***** RECORDED DATA

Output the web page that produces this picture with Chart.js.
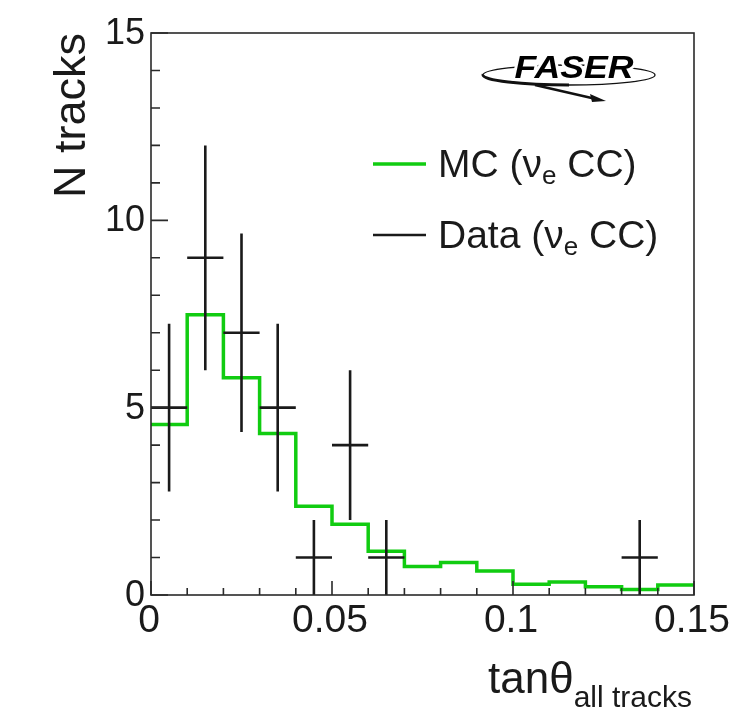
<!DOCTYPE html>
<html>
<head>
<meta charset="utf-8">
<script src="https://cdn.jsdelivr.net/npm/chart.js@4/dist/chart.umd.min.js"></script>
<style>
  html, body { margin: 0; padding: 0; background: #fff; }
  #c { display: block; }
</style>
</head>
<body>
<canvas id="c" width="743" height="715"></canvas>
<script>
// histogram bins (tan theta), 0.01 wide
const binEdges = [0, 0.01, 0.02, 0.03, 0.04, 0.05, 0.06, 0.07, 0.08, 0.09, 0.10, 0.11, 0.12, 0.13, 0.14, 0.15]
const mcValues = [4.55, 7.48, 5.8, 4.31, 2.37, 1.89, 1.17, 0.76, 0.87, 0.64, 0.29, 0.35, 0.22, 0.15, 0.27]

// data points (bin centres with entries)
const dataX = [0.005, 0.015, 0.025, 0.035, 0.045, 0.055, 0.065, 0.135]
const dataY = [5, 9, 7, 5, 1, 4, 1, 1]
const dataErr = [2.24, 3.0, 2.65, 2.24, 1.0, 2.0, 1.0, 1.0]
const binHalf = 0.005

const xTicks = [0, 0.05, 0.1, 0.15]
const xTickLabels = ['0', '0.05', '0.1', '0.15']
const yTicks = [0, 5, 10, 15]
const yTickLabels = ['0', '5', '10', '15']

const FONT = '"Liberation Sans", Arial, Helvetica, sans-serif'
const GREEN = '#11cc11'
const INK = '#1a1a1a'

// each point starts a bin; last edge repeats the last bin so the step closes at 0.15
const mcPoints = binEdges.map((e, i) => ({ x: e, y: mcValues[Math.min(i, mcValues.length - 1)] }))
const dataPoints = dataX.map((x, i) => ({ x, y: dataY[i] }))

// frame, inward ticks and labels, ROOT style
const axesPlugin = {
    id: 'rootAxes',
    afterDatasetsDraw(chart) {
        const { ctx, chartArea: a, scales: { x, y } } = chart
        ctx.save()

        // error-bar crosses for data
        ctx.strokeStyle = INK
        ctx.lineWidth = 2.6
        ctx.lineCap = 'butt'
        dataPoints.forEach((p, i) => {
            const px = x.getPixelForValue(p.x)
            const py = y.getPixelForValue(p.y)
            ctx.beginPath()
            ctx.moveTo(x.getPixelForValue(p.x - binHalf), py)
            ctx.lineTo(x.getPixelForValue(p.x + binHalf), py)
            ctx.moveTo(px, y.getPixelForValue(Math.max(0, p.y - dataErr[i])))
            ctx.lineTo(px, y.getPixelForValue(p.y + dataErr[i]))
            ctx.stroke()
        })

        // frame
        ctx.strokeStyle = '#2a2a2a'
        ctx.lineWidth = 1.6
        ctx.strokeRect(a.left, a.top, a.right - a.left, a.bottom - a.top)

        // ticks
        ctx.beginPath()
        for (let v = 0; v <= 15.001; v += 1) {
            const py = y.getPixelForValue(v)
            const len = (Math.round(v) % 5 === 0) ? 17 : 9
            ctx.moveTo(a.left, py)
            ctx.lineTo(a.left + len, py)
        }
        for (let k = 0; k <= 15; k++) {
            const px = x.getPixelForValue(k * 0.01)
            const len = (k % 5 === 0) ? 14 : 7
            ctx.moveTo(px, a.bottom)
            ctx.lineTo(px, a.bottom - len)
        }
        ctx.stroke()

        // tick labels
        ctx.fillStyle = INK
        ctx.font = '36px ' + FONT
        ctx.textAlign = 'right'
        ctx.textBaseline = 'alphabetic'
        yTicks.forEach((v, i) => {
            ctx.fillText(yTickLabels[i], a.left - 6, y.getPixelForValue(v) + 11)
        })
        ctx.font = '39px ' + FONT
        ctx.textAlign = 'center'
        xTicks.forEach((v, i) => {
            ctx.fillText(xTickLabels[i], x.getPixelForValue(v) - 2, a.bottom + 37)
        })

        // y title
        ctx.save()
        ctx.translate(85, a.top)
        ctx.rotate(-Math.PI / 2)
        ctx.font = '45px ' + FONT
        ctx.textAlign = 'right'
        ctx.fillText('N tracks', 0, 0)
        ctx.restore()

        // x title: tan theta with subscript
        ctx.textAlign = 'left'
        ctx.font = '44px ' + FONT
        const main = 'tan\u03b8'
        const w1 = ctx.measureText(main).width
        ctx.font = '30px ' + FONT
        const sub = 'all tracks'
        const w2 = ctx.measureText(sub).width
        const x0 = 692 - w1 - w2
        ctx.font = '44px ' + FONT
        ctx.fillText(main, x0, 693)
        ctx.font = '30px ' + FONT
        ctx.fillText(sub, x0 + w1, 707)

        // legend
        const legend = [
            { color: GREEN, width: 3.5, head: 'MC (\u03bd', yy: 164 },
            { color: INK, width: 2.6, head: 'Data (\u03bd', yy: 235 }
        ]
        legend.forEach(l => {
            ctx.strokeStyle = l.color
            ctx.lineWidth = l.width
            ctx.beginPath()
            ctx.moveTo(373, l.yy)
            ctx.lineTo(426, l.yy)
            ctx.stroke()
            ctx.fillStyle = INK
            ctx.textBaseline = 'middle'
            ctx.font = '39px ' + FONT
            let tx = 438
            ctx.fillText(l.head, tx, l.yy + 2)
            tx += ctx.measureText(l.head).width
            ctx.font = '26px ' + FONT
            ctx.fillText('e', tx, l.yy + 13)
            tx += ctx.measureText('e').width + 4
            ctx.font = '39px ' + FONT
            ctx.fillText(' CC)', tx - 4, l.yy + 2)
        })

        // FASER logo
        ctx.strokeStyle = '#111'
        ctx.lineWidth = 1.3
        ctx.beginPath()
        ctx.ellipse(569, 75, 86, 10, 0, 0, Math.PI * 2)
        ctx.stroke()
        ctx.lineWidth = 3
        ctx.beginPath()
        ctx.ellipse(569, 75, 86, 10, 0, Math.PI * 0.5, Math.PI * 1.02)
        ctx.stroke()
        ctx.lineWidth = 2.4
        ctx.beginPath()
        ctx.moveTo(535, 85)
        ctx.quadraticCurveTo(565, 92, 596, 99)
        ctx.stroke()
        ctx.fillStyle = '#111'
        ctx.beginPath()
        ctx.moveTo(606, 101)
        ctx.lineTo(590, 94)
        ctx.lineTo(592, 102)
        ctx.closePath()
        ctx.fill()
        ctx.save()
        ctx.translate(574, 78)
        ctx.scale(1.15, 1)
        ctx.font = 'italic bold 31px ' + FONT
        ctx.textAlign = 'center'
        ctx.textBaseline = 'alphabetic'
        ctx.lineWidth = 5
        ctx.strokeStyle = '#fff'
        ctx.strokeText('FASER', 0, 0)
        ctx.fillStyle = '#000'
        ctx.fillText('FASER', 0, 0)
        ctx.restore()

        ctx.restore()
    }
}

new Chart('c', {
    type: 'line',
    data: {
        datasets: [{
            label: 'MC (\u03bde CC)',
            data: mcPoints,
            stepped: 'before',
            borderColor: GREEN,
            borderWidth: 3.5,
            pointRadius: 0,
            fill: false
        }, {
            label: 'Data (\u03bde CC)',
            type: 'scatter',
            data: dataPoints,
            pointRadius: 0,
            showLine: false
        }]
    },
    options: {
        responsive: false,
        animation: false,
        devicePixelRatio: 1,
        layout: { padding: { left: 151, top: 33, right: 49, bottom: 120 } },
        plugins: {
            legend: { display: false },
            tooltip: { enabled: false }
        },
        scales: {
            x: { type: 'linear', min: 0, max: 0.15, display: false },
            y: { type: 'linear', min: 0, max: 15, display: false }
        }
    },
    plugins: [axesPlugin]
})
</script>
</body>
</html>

**********

STATED PROBLEM. Scan the lines above for "with", then copy every one that has it.

THE COMPLETED TASK.
Output the web page that produces this picture with Chart.js.
// data points (bin centres with entries)
        // x title: tan theta with subscript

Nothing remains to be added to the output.